Cisco Systems Inc.’s (CSCO) pledge to invest $10 billion in China over the next few years “to promote the development of a high-tech industry” appeared desperate to some analysts when it was announced this summer.
Cisco’s business had been reeling in China since 2013, when Edward Snowden’s revelations linked its equipment to the National Security Agency’s spying operations.
Now the company is reportedly making another bid to turnaround its struggling China business.
Cisco is planning a partnership with a state-controlled server maker in China called Inspur, the The Wall Street Journal said Wednesday. The paper said the agreement could be announced today during China President Xi Jinping’s meetings with American and Chinese tech companies in Seattle.
It’s quite the reversal for the company that’s widely acknowledged as building the Chinese Internet, including supplying equipment ultimately used for the censorship apparatus known as the Great Firewall.
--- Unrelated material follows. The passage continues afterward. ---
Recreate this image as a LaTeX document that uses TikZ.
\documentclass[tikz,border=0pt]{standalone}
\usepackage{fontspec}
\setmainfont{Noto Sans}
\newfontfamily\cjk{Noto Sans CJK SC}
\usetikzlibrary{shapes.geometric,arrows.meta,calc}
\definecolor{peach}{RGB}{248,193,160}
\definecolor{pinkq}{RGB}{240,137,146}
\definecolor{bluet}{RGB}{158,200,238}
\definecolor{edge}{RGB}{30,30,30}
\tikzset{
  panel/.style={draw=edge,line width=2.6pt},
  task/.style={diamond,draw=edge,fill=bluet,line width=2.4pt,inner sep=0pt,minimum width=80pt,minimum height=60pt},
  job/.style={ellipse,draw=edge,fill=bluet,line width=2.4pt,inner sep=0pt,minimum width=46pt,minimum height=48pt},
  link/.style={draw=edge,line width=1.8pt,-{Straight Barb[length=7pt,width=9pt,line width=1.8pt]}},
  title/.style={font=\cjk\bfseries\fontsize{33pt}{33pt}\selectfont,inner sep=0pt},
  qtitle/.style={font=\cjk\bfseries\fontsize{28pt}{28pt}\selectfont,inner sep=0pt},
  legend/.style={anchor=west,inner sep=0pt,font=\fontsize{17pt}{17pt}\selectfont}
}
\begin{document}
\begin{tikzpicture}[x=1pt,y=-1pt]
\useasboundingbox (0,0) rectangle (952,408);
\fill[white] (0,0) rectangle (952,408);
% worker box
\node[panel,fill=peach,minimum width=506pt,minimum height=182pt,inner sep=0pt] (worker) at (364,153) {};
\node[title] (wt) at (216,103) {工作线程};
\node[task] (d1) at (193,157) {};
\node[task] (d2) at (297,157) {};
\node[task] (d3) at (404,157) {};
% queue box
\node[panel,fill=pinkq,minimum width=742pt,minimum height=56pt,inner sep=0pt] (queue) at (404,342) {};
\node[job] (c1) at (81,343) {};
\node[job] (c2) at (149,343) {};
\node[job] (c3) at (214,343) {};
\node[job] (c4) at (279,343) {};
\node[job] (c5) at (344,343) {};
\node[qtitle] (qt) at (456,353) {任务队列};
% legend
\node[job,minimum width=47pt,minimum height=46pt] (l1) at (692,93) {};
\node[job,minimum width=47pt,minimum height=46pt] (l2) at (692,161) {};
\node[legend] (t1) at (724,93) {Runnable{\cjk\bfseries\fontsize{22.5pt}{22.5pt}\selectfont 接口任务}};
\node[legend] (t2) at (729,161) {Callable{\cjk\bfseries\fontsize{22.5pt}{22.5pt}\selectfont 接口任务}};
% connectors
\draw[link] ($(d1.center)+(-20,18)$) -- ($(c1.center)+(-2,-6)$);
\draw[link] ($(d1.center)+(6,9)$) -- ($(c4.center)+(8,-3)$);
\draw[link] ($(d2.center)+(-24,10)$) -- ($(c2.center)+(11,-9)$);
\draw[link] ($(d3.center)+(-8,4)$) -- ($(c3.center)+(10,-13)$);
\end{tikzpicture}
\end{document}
There are two main takeaways. The first is that Cisco has lost its position of power in China. New government regulations have favored domestic companies and caused Cisco’s annual revenues in China to drop by a quarter since 2012, according to estimates.
“Like other U.S. technology companies, we’ve acknowledged that Cisco has faced geopolitical challenges in recent years,” said Cisco spokesman Nigel Glennie in an email. “However we’ve always taken the long view. China currently represents 3% of our global business, and we remain optimistic about what that can become.” The WSJ said the two sides are discussing Inspur re-selling Cisco’s equipment, as well as developing products together.
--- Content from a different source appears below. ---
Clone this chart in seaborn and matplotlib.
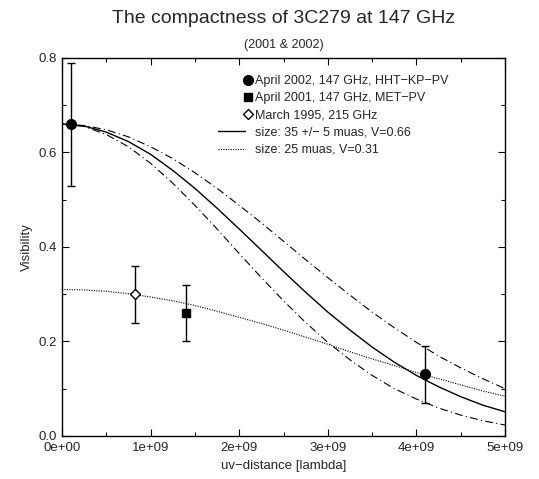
# ----------------------------------------
# Imports
import numpy as np
import pandas as pd
import seaborn as sns
import matplotlib.pyplot as plt
from matplotlib.lines import Line2D
from matplotlib.legend_handler import HandlerLine2D
# ----------------------------------------

# Measured visibilities (uv-distance in lambda)
apr2002_uv = [0.1e9, 4.1e9]
apr2002_vis = [0.66, 0.13]
apr2002_err = [0.13, 0.06]

apr2001_uv = [1.4e9]
apr2001_vis = [0.26]
apr2001_err = [0.06]

mar1995_uv = [0.82e9]
mar1995_vis = [0.30]
mar1995_err = [0.06]

model_uv = [0.0, 0.25e9, 0.5e9, 0.75e9, 1.0e9, 1.25e9, 1.5e9, 1.75e9, 2.0e9, 2.25e9, 2.5e9,
            2.75e9, 3.0e9, 3.25e9, 3.5e9, 3.75e9, 4.0e9, 4.25e9, 4.5e9, 4.75e9, 5.0e9]
size35 = [0.660, 0.656, 0.643, 0.623, 0.596, 0.562, 0.524, 0.482, 0.438, 0.393, 0.348,
          0.304, 0.262, 0.224, 0.188, 0.156, 0.128, 0.104, 0.083, 0.065, 0.051]
size30 = [0.660, 0.657, 0.648, 0.633, 0.612, 0.587, 0.557, 0.524, 0.488, 0.451, 0.412,
          0.373, 0.335, 0.298, 0.262, 0.229, 0.198, 0.169, 0.144, 0.121, 0.100]
size40 = [0.660, 0.655, 0.638, 0.612, 0.577, 0.535, 0.488, 0.438, 0.386, 0.335, 0.286,
          0.240, 0.198, 0.161, 0.128, 0.100, 0.078, 0.059, 0.044, 0.032, 0.023]
size25 = [0.310, 0.309, 0.306, 0.301, 0.294, 0.286, 0.276, 0.264, 0.251, 0.238, 0.224,
          0.209, 0.194, 0.178, 0.163, 0.149, 0.134, 0.121, 0.108, 0.095, 0.084]

x_ticks = [0, 1e9, 2e9, 3e9, 4e9, 5e9]
x_ticklabels = ['0e+00', '1e+09', '2e+09', '3e+09', '4e+09', '5e+09']
y_ticks = [0.0, 0.2, 0.4, 0.6, 0.8]
y_ticklabels = ['0.0', '0.2', '0.4', '0.6', '0.8']

lbl_2002 = 'April 2002, 147 GHz, HHT\u2212KP\u2212PV'
lbl_2001 = 'April 2001, 147 GHz, MET\u2212PV'
lbl_1995 = 'March 1995, 215 GHz'
lbl_35 = 'size: 35 +/\u2212 5 muas, V=0.66'
lbl_25 = 'size: 25 muas, V=0.31'


class RightMarker(HandlerLine2D):
    """gnuplot-style key: point symbol sits at the right end of the sample."""
    def create_artists(self, legend, orig_handle, xdescent, ydescent,
                       width, height, fontsize, trans):
        y = (height - ydescent) / 2
        line = Line2D([-xdescent, -xdescent + width], [y, y])
        self.update_prop(line, orig_handle, legend)
        line.set_marker('None')
        mark = Line2D([-xdescent + width + 1.5], [y])
        self.update_prop(mark, orig_handle, legend)
        mark.set_linestyle('None')
        line.set_transform(trans)
        mark.set_transform(trans)
        return [line, mark]


def main():
    sns.set_style('ticks')
    plt.rcParams['font.family'] = ['Liberation Sans', 'DejaVu Sans']
    plt.rcParams['xtick.direction'] = 'in'
    plt.rcParams['ytick.direction'] = 'in'

    fig, ax = plt.subplots(figsize=(5.39, 4.79), dpi=100)
    fig.subplots_adjust(left=0.115, right=0.937, top=0.879, bottom=0.090)

    df = pd.DataFrame({'uv': model_uv, 's35': size35, 's30': size30,
                       's40': size40, 's25': size25})

    # dash-dot envelopes (30 and 40 muas)
    sns.lineplot(data=df, x='uv', y='s30', ax=ax, color='black', linewidth=0.8,
                 linestyle=(0, (7, 3, 1, 3)))
    sns.lineplot(data=df, x='uv', y='s40', ax=ax, color='black', linewidth=0.8,
                 linestyle=(0, (7, 3, 1, 3)))
    sns.lineplot(data=df, x='uv', y='s35', ax=ax, color='black', linewidth=1.0)
    sns.lineplot(data=df, x='uv', y='s25', ax=ax, color='black', linewidth=0.8,
                 linestyle=(0, (1, 1.2)))

    # measurements with error bars
    ax.errorbar(apr2002_uv, apr2002_vis, yerr=apr2002_err, fmt='o', color='black',
                markersize=7, capsize=2.8, elinewidth=1, capthick=1, zorder=5)
    ax.errorbar(apr2001_uv, apr2001_vis, yerr=apr2001_err, fmt='s', color='black',
                markersize=6, capsize=2.8, elinewidth=1, capthick=1, zorder=5)
    ax.errorbar(mar1995_uv, mar1995_vis, yerr=mar1995_err, fmt='D', color='black',
                mfc='white', markersize=5.5, mew=1, capsize=2.8, elinewidth=1,
                capthick=1, zorder=5)

    ax.set_xlim(0, 5e9)
    ax.set_ylim(0, 0.8)
    ax.set_xticks(x_ticks)
    ax.set_xticklabels(x_ticklabels, fontsize=9.5)
    ax.set_yticks(y_ticks)
    ax.set_yticklabels(y_ticklabels, fontsize=9.5)
    ax.set_xticks(np.arange(0.5e9, 5e9, 1e9), minor=True)
    ax.set_yticks([0.1, 0.3, 0.5, 0.7], minor=True)
    ax.tick_params(which='both', top=True, right=True, color='black', width=0.8)
    ax.tick_params(which='major', length=5)
    ax.tick_params(which='minor', length=3)
    ax.tick_params(axis='x', pad=4.5)
    for s in ax.spines.values():
        s.set_linewidth(1.0)
        s.set_color('black')

    ax.set_xlabel('uv\u2212distance [lambda]', fontsize=9.5)
    ax.set_ylabel('Visibility', fontsize=9.5)

    fig.text(0.527, 0.962, 'The compactness of 3C279 at 147 GHz', ha='center',
             va='center', fontsize=14)
    fig.text(0.527, 0.906, '(2001 & 2002)', ha='center', va='center', fontsize=9)

    # key: point symbols first, then model lines
    handles = [
        Line2D([], [], ls='none', marker='o', color='black', markersize=7),
        Line2D([], [], ls='none', marker='s', color='black', markersize=6),
        Line2D([], [], ls='none', marker='D', color='black', mfc='white',
               markersize=5.5, mew=1),
        Line2D([], [], color='black', linewidth=1.0),
        Line2D([], [], color='black', linewidth=0.8, linestyle=(0, (1, 1.2))),
    ]
    labels = [lbl_2002, lbl_2001, lbl_1995, lbl_35, lbl_25]
    ax.legend(handles, labels, loc='upper left', bbox_to_anchor=(0.352, 0.955),
              frameon=False, fontsize=9, handlelength=2.2, handletextpad=0.75,
              labelspacing=0.42, borderaxespad=0, borderpad=0,
              handler_map={Line2D: RightMarker()})

    fig.savefig('out.png', dpi=100)


if __name__ == "__main__":
    main()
The second is that the agreement will likely involve some level of technology transfer. Cisco is unlikely to discuss the specifics and spokesman Glennie declined to comment. However, the Chinese government has pushed Cisco in the past to license its IP to Chinese companies, according to the report “China’s Drive for Indigenous Innovation” by Jim McGregor in 2010. When a draft of China’s anti-monopoly law was being prepared in 2004, McGregor wrote, an agency surveyed so-called abuses of intellectual property by multinational companies and identified Cisco as not sharing its IP with Chinese companies.
U.S. officials said they have advised U.S. companies to push back against requests for technology transfers, and the Chinese don’t publicly acknowledge the requirements. But consultants and others in China say despite the protestations, the practice of transferring technology is a part of doing business in mainland China—now even more following drafts of new Chinese rules that prevent foreign technology being used in certain industries. China promised to refrain from requiring technology transfers when it joined the World Trade Organization in 2001 and has failed to deliver, according to a report last week from the Information Technology and Innovation Foundation in Washington, D.C.